Pero, al contrario, podemos escoger como alternativa asegurar mediante el instrumento jurídico posible, el estatus oficial, los derechos lingüísticos de los hablantes de asturiano, y garantizar su uso como medio normal de comunicación sin menoscabar los derechos de quienes no deseen emplearlo. El establecimiento de un modelo propio para Asturias, que nada tenga que ver con la inmersión lingüística, que respete las libertades de los hablantes de una u otra lengua, que determine obligaciones graduales y asumibles para los poderes públicos pero no imposición para los ciudadanos, es perfectamente posible. Los recelos razonables que se plantean, pueden ser igualmente abordados y, si fuese necesario, contemplados en el propio texto estatutario, no sólo en cuanto a la garantía de no discriminación (como ya contemplan algunos Estatutos al señalar que «nadie podrá ser discriminado por razón de la lengua»), sino más allá, si eso permite ensanchar la base de apoyo o aportar seguridad a quienes desconfíen de las consecuencias futuras de la reforma. Por ejemplo, dejando sentado (quizá haga falta expresarlo con más claridad) que, con carácter general, no será requisito el conocimiento del asturiano para el acceso al empleo público; que la voluntariedad seguirá siendo el criterio principal en la enseñanza de la lengua más allá del aprendizaje básico (en la práctica, unir en Primaria las asignaturas de lengua y cultura asturiana, hoy separadas, algo perfectamente cabal, nada sustancialmente intrusivo y cuestión a concretar a posteriori); o que el despliegue de recursos y medios para la promoción del asturiano y para asegurar los efectos de la declaración de oficialidad en su uso como medio normal de comunicación (junto al castellano) en la relación entre los poderes públicos y los ciudadanos, será progresivo, sujeto a las disponibilidades presupuestarias y, en los procedimientos individuales, a la voluntad del interesado.

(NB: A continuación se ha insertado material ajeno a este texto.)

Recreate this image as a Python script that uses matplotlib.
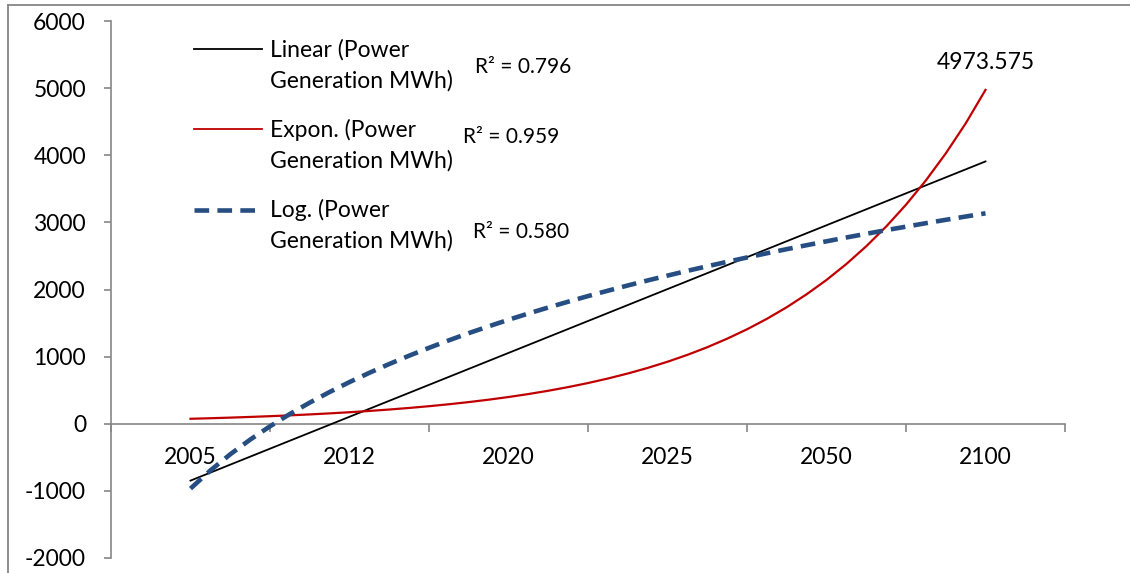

La llamada «oficialidad amable» no es la cuadratura del círculo sino la aplicación del sentido común y la definición de un modelo ajustado a nuestras características sociolingüísticas. Es jurídicamente viable aunque difiera del modelo seguido por otras Comunidades y pueda requerir fijar adicionalmente ciertos contornos en el texto estatutario. Responde al debido respeto a los derechos y libertades de todos los asturianos, también de los hablantes de lengua asturiana y de la fala eonaviega, naturalmente. Es la configuración moderada y sensata de una política lingüística integradora, asignatura pendiente hasta hoy.